One local home builder spoke in favor of eliminating gas hookups and indicated they were building such homes in the Fresno/ Clovis area. While they said they had success in moving some customers to electrical appliances, they also admitted that there was general reluctance to give up gas stove tops (thus there still is the need to include gas hookups to their construction). They also said that there was an approximate $5,000 upfront cost over and above traditional gas appliances in the construction costs. Here again, the economics of gas vs. electricity rates would be significant.

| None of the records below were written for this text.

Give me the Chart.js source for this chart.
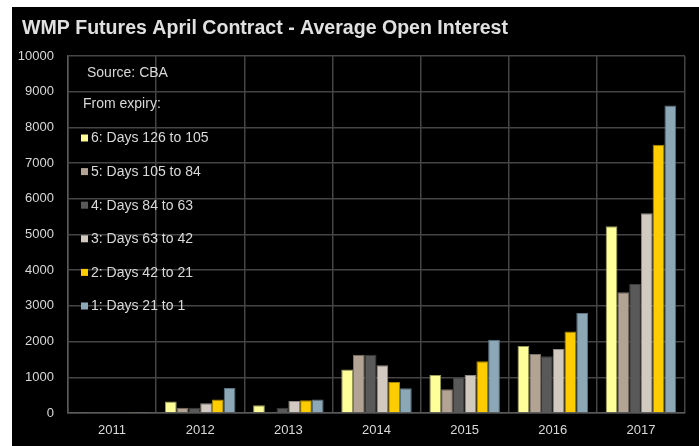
<!DOCTYPE html>
<html>
<head>
<meta charset="utf-8">
<script src="https://cdn.jsdelivr.net/npm/chart.js@4/dist/chart.umd.min.js"></script>
<style>
  html, body { margin: 0; padding: 0; background: #fff; }
  #wrap { position: absolute; left: 12px; top: 7px; width: 687px; height: 439px; background: #000; }
  canvas { display: block; }
</style>
</head>
<body>
<div id="wrap"><canvas id="chart" width="687" height="439"></canvas></div>
<script>
const TITLE = "WMP Futures April Contract - Average Open Interest";
const SOURCE_NOTE = "Source: CBA";
const LEGEND_HEADING = "From expiry:";

const YEARS = ["2011", "2012", "2013", "2014", "2015", "2016", "2017"];

const SERIES_LABELS = [
  "6: Days 126 to 105",
  "5: Days 105 to 84",
  "4: Days 84 to 63",
  "3: Days 63 to 42",
  "2: Days 42 to 21",
  "1: Days 21 to 1",
];

const DAYS_126_TO_105 = [15, 320, 215, 1215, 1065, 1880, 5230];
const DAYS_105_TO_84 = [0, 150, 20, 1635, 665, 1655, 3380];
const DAYS_84_TO_63 = [0, 150, 150, 1635, 1000, 1590, 3610];
const DAYS_63_TO_42 = [0, 270, 335, 1335, 1065, 1795, 5595];
const DAYS_42_TO_21 = [15, 380, 355, 865, 1450, 2280, 7515];
const DAYS_21_TO_1 = [10, 700, 375, 690, 2055, 2800, 8610];

const SERIES_VALUES = [
  DAYS_126_TO_105,
  DAYS_105_TO_84,
  DAYS_84_TO_63,
  DAYS_63_TO_42,
  DAYS_42_TO_21,
  DAYS_21_TO_1,
];

const FILLS = ["#FFFF99", "#B3A395", "#595959", "#D2CAC0", "#FFCC00", "#8CA7B5"];
const EDGES = ["#9a9a5c", "#7d7268", "#3d3d3d", "#8f8a83", "#a68500", "#5d7380"];

const TEXT_COLOR = "#d9d9d9";
const GRID_COLOR = "#454545";
const FONT = "'Liberation Sans', Arial, sans-serif";

const overlayText = {
  id: "overlayText",
  afterDraw(chart) {
    const { ctx, chartArea } = chart;

    // title, squeezed a little to the width of the original
    ctx.save();
    ctx.font = "bold 20px " + FONT;
    ctx.fillStyle = "#e0e0e0";
    ctx.textBaseline = "middle";
    const w = ctx.measureText(TITLE).width;
    ctx.translate(10, 21);
    ctx.scale(486 / w, 1);
    ctx.fillText(TITLE, 0, 0);
    ctx.restore();

    // legend inside the plot area
    ctx.save();
    ctx.font = "14px " + FONT;
    ctx.fillStyle = TEXT_COLOR;
    ctx.textBaseline = "middle";
    const x0 = chartArea.left;
    ctx.fillText(SOURCE_NOTE, x0 + 19, 66);
    ctx.fillText(LEGEND_HEADING, x0 + 15, 97);
    SERIES_LABELS.forEach((label, i) => {
      const y = 131 + i * 33.6;
      ctx.fillStyle = FILLS[i];
      ctx.fillRect(x0 + 13, y - 3.5, 7, 7);
      ctx.fillStyle = TEXT_COLOR;
      ctx.fillText(label, x0 + 23, y + 0.5);
    });
    ctx.restore();
  },
};

new Chart(document.getElementById("chart"), {
  type: "bar",
  data: {
    labels: YEARS,
    datasets: SERIES_LABELS.map((label, i) => ({
      label,
      data: SERIES_VALUES[i],
      backgroundColor: FILLS[i],
      borderColor: EDGES[i],
      borderWidth: 1,
      borderSkipped: "bottom",
      categoryPercentage: 0.8,
      barPercentage: 1.0,
    })),
  },
  options: {
    responsive: false,
    animation: false,
    devicePixelRatio: 1,
    layout: { padding: { top: 49, right: 14, bottom: 0, left: 0 } },
    plugins: {
      legend: { display: false },
      title: { display: false },
      tooltip: { enabled: false },
    },
    scales: {
      x: {
        afterFit(scale) { scale.height = 33; },
        grid: { color: GRID_COLOR, lineWidth: 1.5, drawTicks: false, offset: true },
        border: { color: "#5a5a5a", width: 1.5 },
        ticks: { color: TEXT_COLOR, font: { family: FONT, size: 13 }, padding: 10 },
      },
      y: {
        min: 0,
        max: 10000,
        afterFit(scale) { scale.width = 56; },
        grid: { color: GRID_COLOR, lineWidth: 1.5, drawTicks: false },
        border: { color: "#5a5a5a", width: 1.5 },
        ticks: {
          stepSize: 1000,
          color: TEXT_COLOR,
          font: { family: FONT, size: 13 },
          padding: 14,
          callback: (v) => String(v),
        },
      },
    },
  },
  plugins: [overlayText],
});
</script>
</body>
</html>
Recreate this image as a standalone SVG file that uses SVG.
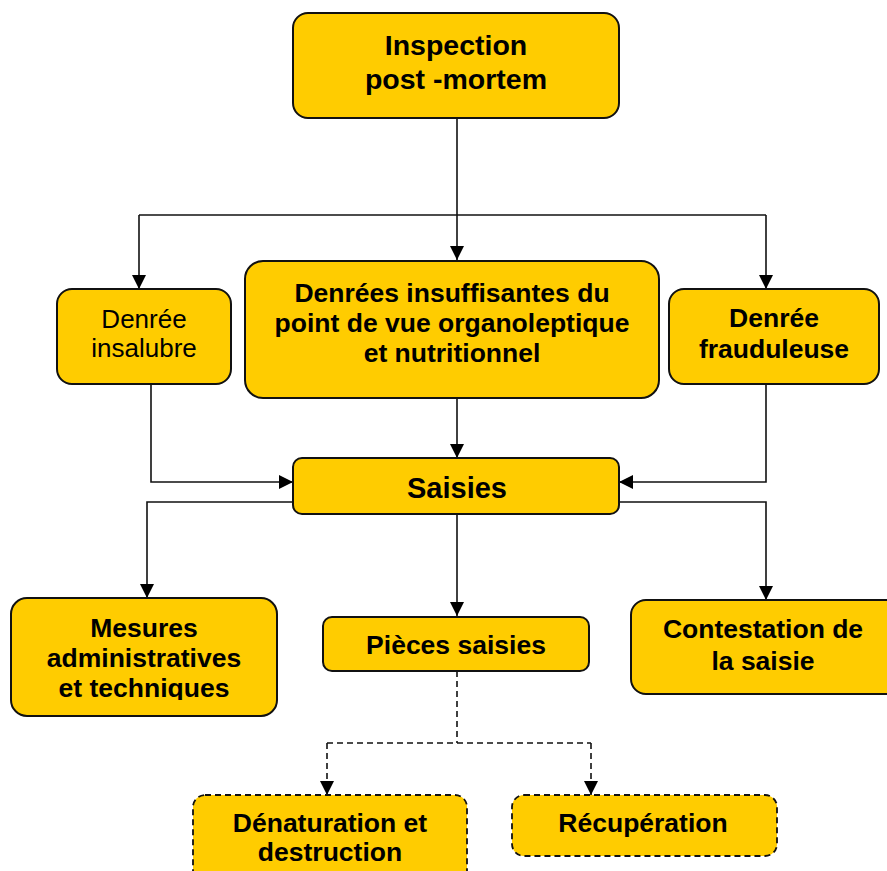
<svg xmlns="http://www.w3.org/2000/svg" width="887" height="871" viewBox="0 0 887 871">
<defs>
<style>
.box{fill:#FFCC00;stroke:#111;stroke-width:2}
.dbox{fill:#FFCC00;stroke:#111;stroke-width:1.8;stroke-dasharray:6 4}
.t{font-family:"Liberation Sans",Arial,sans-serif;font-size:26.5px;font-weight:bold;fill:#000;text-anchor:middle}
.n{font-family:"Liberation Sans",Arial,sans-serif;font-size:26px;fill:#000;text-anchor:middle}
.c{fill:none;stroke:#111;stroke-width:1.6}
.d{fill:none;stroke:#111;stroke-width:1.6;stroke-dasharray:6 4}
</style>
<marker id="ahb" viewBox="0 0 10 10" refX="10" refY="5" markerWidth="14" markerHeight="14" markerUnits="userSpaceOnUse" orient="auto">
<path d="M0,0 L10,5 L0,10 z" fill="#000"/>
</marker>
<clipPath id="clipM"><rect x="11" y="598" width="266" height="102"/></clipPath>
</defs>
<rect width="887" height="871" fill="#fff"/>
<g id="connectors">
<path class="c" d="M457,118 V260" marker-end="url(#ahb)"/>
<path class="c" d="M139,215 H766"/>
<path class="c" d="M139,215 V289" marker-end="url(#ahb)"/>
<path class="c" d="M766,215 V289" marker-end="url(#ahb)"/>
<path class="c" d="M151,384 V482 H293" marker-end="url(#ahb)"/>
<path class="c" d="M766,384 V482 H619" marker-end="url(#ahb)"/>
<path class="c" d="M457,398 V458" marker-end="url(#ahb)"/>
<path class="c" d="M293,502 H147 V598" marker-end="url(#ahb)"/>
<path class="c" d="M619,502 H766 V600" marker-end="url(#ahb)"/>
<path class="c" d="M457,514 V616" marker-end="url(#ahb)"/>
<path class="d" d="M457,671 V743"/>
<path class="d" d="M327,743 H591"/>
<path class="d" d="M327,743 V795" marker-end="url(#ahb)"/>
<path class="d" d="M591,743 V795" marker-end="url(#ahb)"/>
</g>
<g id="inspection">
<rect class="box" x="293" y="13" width="326" height="105" rx="15"/>
<text class="t" style="font-size:28.5px" x="456" y="55">Inspection</text>
<text class="t" style="font-size:28.5px" x="456" y="89">post -mortem</text>
</g>
<g id="insalubre">
<rect class="box" x="57" y="289" width="174" height="95" rx="15"/>
<text class="n" x="144" y="328">Denrée</text>
<text class="n" x="144" y="357">insalubre</text>
</g>
<g id="insuffisantes">
<rect class="box" x="245" y="261" width="414" height="137" rx="18"/>
<text class="t" x="452" y="302">Denrées insuffisantes du</text>
<text class="t" x="452" y="332">point de vue organoleptique</text>
<text class="t" x="452" y="362">et nutritionnel</text>
</g>
<g id="frauduleuse">
<rect class="box" x="669" y="289" width="210" height="95" rx="15"/>
<text class="t" x="774" y="327">Denrée</text>
<text class="t" x="774" y="358">frauduleuse</text>
</g>
<g id="saisies">
<rect class="box" x="293" y="458" width="326" height="56" rx="9"/>
<text class="t" style="font-size:29px" x="457" y="498">Saisies</text>
</g>
<g id="mesures">
<rect class="box" x="11" y="598" width="266" height="118" rx="16"/>
<g clip-path="url(#clipM)">
<text class="t" x="144" y="637">Mesures</text>
<text class="t" x="144" y="667">administratives</text>
<text class="t" x="144" y="697">et techniques</text>
</g>
</g>
<g id="pieces">
<rect class="box" x="323" y="617" width="266" height="54" rx="9"/>
<text class="t" x="456" y="654">Pièces saisies</text>
</g>
<g id="contestation">
<rect class="box" x="631" y="600" width="270" height="94" rx="15"/>
<text class="t" x="763" y="638">Contestation de</text>
<text class="t" x="763" y="670">la saisie</text>
</g>
<g id="denaturation">
<rect class="dbox" x="193" y="795" width="274" height="100" rx="12"/>
<text class="t" x="330" y="832">Dénaturation et</text>
<text class="t" x="330" y="861">destruction</text>
</g>
<g id="recuperation">
<rect class="dbox" x="512" y="795" width="265" height="61" rx="12"/>
<text class="t" x="643" y="832">Récupération</text>
</g>
</svg>
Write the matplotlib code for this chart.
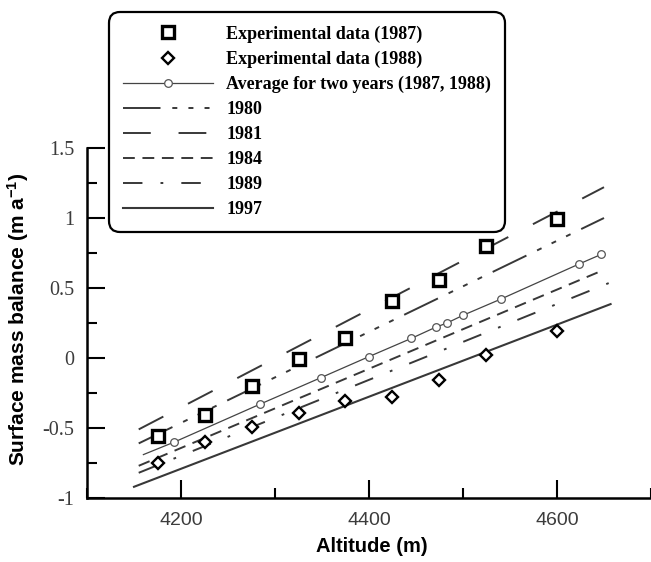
import matplotlib
matplotlib.use('Agg')
import matplotlib.pyplot as plt
from matplotlib.ticker import MultipleLocator, FuncFormatter

plt.rcParams['lines.scale_dashes'] = False
plt.rcParams['axes.unicode_minus'] = False
plt.rcParams['mathtext.default'] = 'regular'

# Experimental data (altitude in m, surface mass balance in m/a)
exp_alt = [4175, 4225, 4275, 4325, 4375, 4425, 4475, 4525, 4600]
exp_1987 = [-0.56, -0.41, -0.20, -0.01, 0.14, 0.41, 0.56, 0.80, 0.99]
exp_1988 = [-0.75, -0.60, -0.49, -0.39, -0.31, -0.28, -0.16, 0.02, 0.19]

# Average of the two years (first point is the line start, no marker)
avg_alt = [4160, 4193, 4284, 4349, 4400, 4445, 4471, 4483, 4500, 4540, 4623, 4647]
avg_smb = [-0.69, -0.60, -0.33, -0.14, 0.01, 0.14, 0.22, 0.25, 0.305, 0.42, 0.67, 0.74]

# Modelled balance gradients for single years (end points of each line)
alt_1980, smb_1980 = [4155, 4650], [-0.61, 1.00]
alt_1981, smb_1981 = [4155, 4650], [-0.51, 1.22]
alt_1984, smb_1984 = [4155, 4650], [-0.77, 0.63]
alt_1989, smb_1989 = [4155, 4655], [-0.82, 0.535]
alt_1997, smb_1997 = [4150, 4657], [-0.92, 0.385]

line_col = '#383838'

fig = plt.figure(figsize=(6.51, 5.62), dpi=100)
ax = fig.add_axes([87 / 651, 64 / 562, 564 / 651, 350 / 562])

h_sq, = ax.plot(exp_alt, exp_1987, linestyle='none', marker='s', ms=8,
                mfc='white', mec='black', mew=2.4, zorder=5)
h_di, = ax.plot(exp_alt, exp_1988, linestyle='none', marker='D', ms=6,
                mfc='white', mec='black', mew=1.7, zorder=5)
h_avg, = ax.plot(avg_alt, avg_smb, color='#444444', lw=0.9, marker='o', ms=5.5,
                 mfc='white', mec='#555555', mew=0.9,
                 markevery=list(range(1, len(avg_alt))), zorder=4)
h80, = ax.plot(alt_1980, smb_1980, color=line_col, lw=1.4,
               linestyle=(0, (27, 8.5, 3.6, 8, 3.6, 8, 3.6, 8.5)))
h81, = ax.plot(alt_1981, smb_1981, color=line_col, lw=1.4,
               linestyle=(0, (20, 20)))
h84, = ax.plot(alt_1984, smb_1984, color=line_col, lw=1.4,
               linestyle=(0, (8.5, 5.5)))
h89, = ax.plot(alt_1989, smb_1989, color=line_col, lw=1.4,
               linestyle=(0, (14, 13, 2, 13)))
h97, = ax.plot(alt_1997, smb_1997, color=line_col, lw=1.5, linestyle='-')

ax.set_xlim(4100, 4700)
ax.set_ylim(-1, 1.5)
for side in ['top', 'right']:
    ax.spines[side].set_visible(False)
for side in ['left', 'bottom']:
    ax.spines[side].set_linewidth(1.8)

ax.xaxis.set_major_locator(MultipleLocator(200))
ax.xaxis.set_minor_locator(MultipleLocator(100))
ax.yaxis.set_major_locator(MultipleLocator(0.5))
ax.yaxis.set_minor_locator(MultipleLocator(0.25))
ax.yaxis.set_major_formatter(FuncFormatter(lambda v, p: f'{v:g}'))
ax.tick_params(which='both', direction='in', width=1.5, color='black')
ax.tick_params(which='major', length=13)
ax.tick_params(which='minor', length=7)
ax.tick_params(axis='x', labelsize=14, labelcolor='#3c3c3c', pad=10,
               labelfontfamily='Liberation Sans')
ax.tick_params(axis='y', labelsize=14.5, labelcolor='#3c3c3c', pad=9,
               labelfontfamily='Liberation Serif')

ax.set_xlabel('Altitude (m)', fontsize=14.5, fontweight='bold',
              family='Liberation Sans')
ax.set_ylabel('Surface mass balance (m a$^{-1}$)', fontsize=15,
              fontweight='bold', family='Liberation Sans')
ax.xaxis.set_label_coords(0.505, -0.11)
ax.yaxis.set_label_coords(-0.10, 0.51)

handles = [h_sq, h_di, h_avg, h80, h81, h84, h89, h97]
labels = ['Experimental data (1987)', 'Experimental data (1988)',
          'Average for two years (1987, 1988)', '1980', '1981', '1984',
          '1989', '1997']
leg = fig.legend(handles, labels, loc='upper left',
                 bbox_to_anchor=(109 / 651, 1 - 12 / 562), borderaxespad=0,
                 prop=dict(family='Liberation Serif', weight='bold', size=13),
                 handlelength=5.0, handletextpad=0.75, labelspacing=0.44,
                 borderpad=0.75, numpoints=1, frameon=True, fancybox=True,
                 edgecolor='black', facecolor='white', framealpha=1)
leg.get_frame().set_linewidth(1.6)
leg.get_frame().set_boxstyle('round,pad=0,rounding_size=0.6')

fig.savefig('out.png', dpi=100)
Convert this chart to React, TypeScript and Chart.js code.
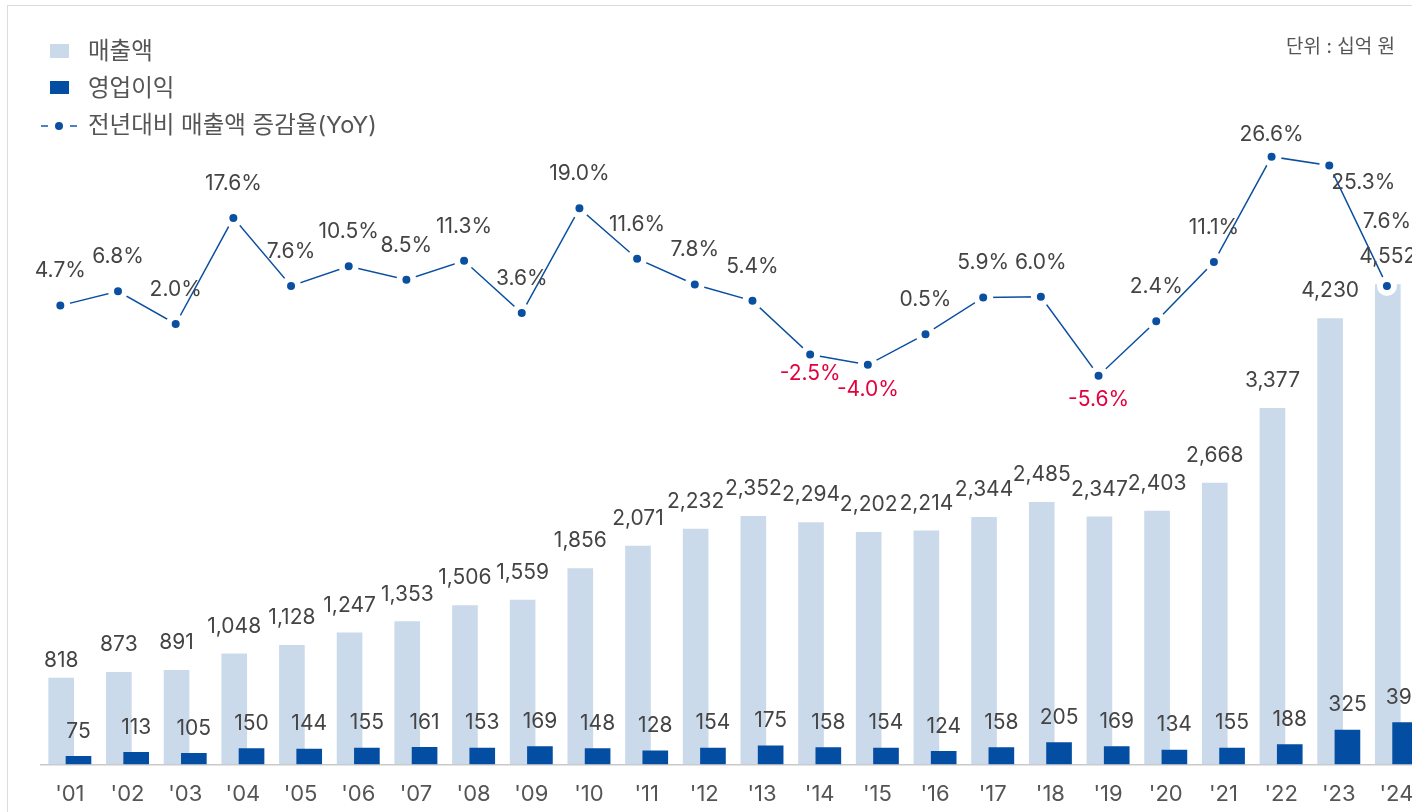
import React, { useEffect, useRef } from 'react';
import { Chart, registerables } from 'chart.js';

Chart.register(...registerables);

const FONT = "Inter, 'Noto Sans CJK KR', sans-serif";

// ---- data ----
const years = ["'01", "'02", "'03", "'04", "'05", "'06", "'07", "'08", "'09", "'10", "'11", "'12", "'13", "'14", "'15", "'16", "'17", "'18", "'19", "'20", "'21", "'22", "'23", "'24"];
const sales = [818, 873, 891, 1048, 1128, 1247, 1353, 1506, 1559, 1856, 2071, 2232, 2352, 2294, 2202, 2214, 2344, 2485, 2347, 2403, 2668, 3377, 4230, 4552];
const profit = [75, 113, 105, 150, 144, 155, 161, 153, 169, 148, 128, 154, 175, 158, 154, 124, 158, 205, 169, 134, 155, 188, 325, 395];
const yoy = [4.7, 6.8, 2.0, 17.6, 7.6, 10.5, 8.5, 11.3, 3.6, 19.0, 11.6, 7.8, 5.4, -2.5, -4.0, 0.5, 5.9, 6.0, -5.6, 2.4, 11.1, 26.6, 25.3, 7.6];

const legendNames = ['매출액', '영업이익', '전년대비 매출액 증감율(YoY)'];
const unitText = '단위 : 십억 원';

// ---- style ----
const C_SALES = '#cbdaeb';
const C_PROFIT = '#034ea2';
const C_LINE = '#0b4fa1';
const C_LEGEND_DASH = '#4a82c4';
const C_NEG = '#e3003c';
const C_LABEL = '#444444';
const C_TICK = '#555555';

const SALES_SHIFT = -0.15;
const PROFIT_SHIFT = 0.15;
const LINE_SHIFT = -0.165;

const SALES_LIFT = 27.5;
const PROFIT_LIFT = 25;
const YOY_ABOVE = 34.5;
const YOY_BELOW = 24.5;
const salesLiftOverride: Record<number, number> = { 0: 17.5 };
const yoyOffsetOverride: Record<number, [number, number]> = {
  13: [0, 19.5],
  21: [0, -22],
  22: [34, 17],
  23: [0, -64.6],
};

const labelPlugin = {
  id: 'valueLabels',
  afterDatasetsDraw(chart: any) {
    const ctx = chart.ctx;
    ctx.save();
    ctx.font = `21px ${FONT}`;
    ctx.textAlign = 'center';
    ctx.textBaseline = 'middle';
    const sMeta = chart.getDatasetMeta(0);
    sMeta.data.forEach((el: any, i: number) => {
      const lift = salesLiftOverride[i] ?? SALES_LIFT;
      ctx.fillStyle = C_LABEL;
      ctx.fillText(sales[i].toLocaleString('en-US'), el.x, el.y - lift);
    });
    const pMeta = chart.getDatasetMeta(1);
    pMeta.data.forEach((el: any, i: number) => {
      ctx.fillStyle = C_LABEL;
      ctx.fillText(profit[i].toLocaleString('en-US'), el.x, el.y - PROFIT_LIFT);
    });
    const lMeta = chart.getDatasetMeta(2);
    lMeta.data.forEach((el: any, i: number) => {
      const v = yoy[i];
      const neg = v < 0;
      const ov = yoyOffsetOverride[i];
      const dx = ov ? ov[0] : 0;
      const dy = ov ? ov[1] : neg ? YOY_BELOW : -YOY_ABOVE;
      ctx.fillStyle = neg ? C_NEG : C_LABEL;
      ctx.fillText(v.toFixed(1) + '%', el.x + dx, el.y + dy);
    });
    ctx.restore();
  },
};

export default function App() {
  const ref = useRef<HTMLCanvasElement | null>(null);

  useEffect(() => {
    if (!ref.current) return;
    Chart.defaults.font.family = FONT;
    const chart = new Chart(ref.current, {
      type: 'bar',
      data: {
        datasets: [
          {
            type: 'bar',
            label: legendNames[0],
            data: sales.map((v, i) => ({ x: i + SALES_SHIFT, y: v })),
            backgroundColor: C_SALES,
            barThickness: 25,
            grouped: false,
            yAxisID: 'y',
            order: 3,
          } as any,
          {
            type: 'bar',
            label: legendNames[1],
            data: profit.map((v, i) => ({ x: i + PROFIT_SHIFT, y: v })),
            backgroundColor: C_PROFIT,
            barThickness: 25,
            grouped: false,
            yAxisID: 'y',
            order: 2,
          } as any,
          {
            type: 'line',
            label: legendNames[2],
            data: yoy.map((v, i) => ({ x: i + LINE_SHIFT, y: v })),
            borderColor: C_LINE,
            borderWidth: 1.5,
            pointRadius: 7,
            pointBorderWidth: 6,
            pointBorderColor: '#ffffff',
            pointBackgroundColor: C_LINE,
            yAxisID: 'y1',
            order: 1,
          } as any,
        ],
      },
      options: {
        animation: false,
        responsive: false,
        events: [],
        layout: { padding: { left: 41, right: 14.7, top: 26.5, bottom: 0 } },
        plugins: { legend: { display: false }, tooltip: { enabled: false } },
        scales: {
          x: {
            type: 'linear',
            min: -0.5,
            max: 23.5,
            offset: false,
            grid: { display: false, drawTicks: false },
            border: { display: true, color: '#c9c9c9', width: 1.5 },
            afterBuildTicks: (scale: any) => {
              scale.ticks = years.map((_, i) => ({ value: i }));
            },
            afterFit: (scale: any) => {
              scale.height = 47.7;
            },
            ticks: {
              autoSkip: false,
              maxRotation: 0,
              padding: 17,
              color: C_TICK,
              font: { size: 22, family: FONT },
              callback: (v: any) => years[Math.round(Number(v))] ?? '',
            },
          },
          y: { display: false, min: 0, max: 7000 },
          y1: { display: false, min: -62.74, max: 45.74 },
        },
      } as any,
      plugins: [labelPlugin],
    });
    return () => chart.destroy();
  }, []);

  const legendText: React.CSSProperties = {
    position: 'absolute',
    left: 88,
    fontSize: 23.5,
    lineHeight: '28px',
    color: '#555',
    fontFamily: FONT,
    whiteSpace: 'nowrap',
  };

  return (
    <div style={{ position: 'fixed', left: 0, top: 0, width: 1412, height: 812, overflow: 'hidden', background: '#fff' }}>
      <div
        style={{
          position: 'absolute',
          left: 7,
          top: 5,
          width: 1500,
          height: 900,
          borderLeft: '1.5px solid #dcdcdc',
          borderTop: '1.5px solid #dcdcdc',
        }}
      />
      <canvas ref={ref} width={1440} height={812} style={{ position: 'absolute', left: 0, top: 0, width: 1440, height: 812 }} />
      <div style={{ position: 'absolute', left: 50, top: 44.3, width: 19, height: 13.4, background: C_SALES }} />
      <div style={{ ...legendText, top: 36.5 }}>{legendNames[0]}</div>
      <div style={{ position: 'absolute', left: 50, top: 81, width: 19, height: 13.4, background: C_PROFIT }} />
      <div style={{ ...legendText, top: 73.5 }}>{legendNames[1]}</div>
      <div style={{ position: 'absolute', left: 40.7, top: 124.7, width: 7.6, height: 2, background: C_LEGEND_DASH }} />
      <div style={{ position: 'absolute', left: 55, top: 121.7, width: 8, height: 8, borderRadius: 4, background: C_LINE }} />
      <div style={{ position: 'absolute', left: 69.5, top: 124.7, width: 7.6, height: 2, background: C_LEGEND_DASH }} />
      <div style={{ ...legendText, top: 111 }}>{legendNames[2]}</div>
      <div
        style={{
          position: 'absolute',
          right: 17,
          top: 35,
          fontSize: 19,
          lineHeight: '24px',
          color: '#555',
          fontFamily: FONT,
          whiteSpace: 'nowrap',
        }}
      >
        {unitText}
      </div>
    </div>
  );
}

A publication from Choose Energy ranking residential rates by states indicated that California’s average in January 2019 was 18.32 cents per kilowatt hour (KwH). Yet my PG&E bill has a baseline rate of $0.21775-$0.27402, 101%-400% of baseline, and $0.48009 over 400% baseline. When compared to neighboring states, our rates in California are outrageous: Oregon, $0.1061; Nevada, $0.1179; and Arizona, $0.1222.
I learned that 60% of Central Valley residents qualify for discounted rates but only about 20% of them are actually taking advantage of those rates. This has enormous implications: Many people are paying the full freight of these high rates; likely they live in older and dilapidated homes that require more energy to achieve comfort levels and because of costs are mitigating their high energy costs by going without air conditioning; and if by some chance all 60% did take advantage of the reductions, what would the economic impact be to the entire rate structure, i.e. fewer people paying the actual costs would drive up rates for the reduced number of rate payers subsidizing the others.
The 2016 CARB report still shows that natural gas is the largest means of electrical generation in California as of 2016. The other non-GHG-emitter power generators include hydro projects (which are dependent upon rainfall/snow melt) and nuclear power with the last remaining nuclear generator scheduled for decommissioning in the near future. Why take away the options of individuals to utilize gas if we are still going to be dependent upon gas to generate electricity? Also, as the state shifts away from carbon fuels, the demand for electricity will grow dramatically. How will all that electricity be generated?
Most of the Central Valley is limited to monopolies of electrical providers. Without competition, we are at the mercy of the PUC rate setters and they have proven to be not protective of us. Simply compare what we pay for power versus our neighboring states.
Bottom line, the proposed policy changes of eliminating gas hookups is a solution in search of a problem. In the end, the workshop reinforced to me why it is so important that we continue to engage on this matter and try to influence policy-makers before they rush into a hasty decision that we as a state will come to regret.
California needs an energy portfolio that draws on a variety of sources. Doing so not just lessens the economic impact on Californians but supports climate policies that reduce emissions and allow consumers to make their own energy choices.
– Steve Worthley, the former chairman of the Tulare County Board of Supervisors, is a board member of Californians for Balanced Energy Solutions.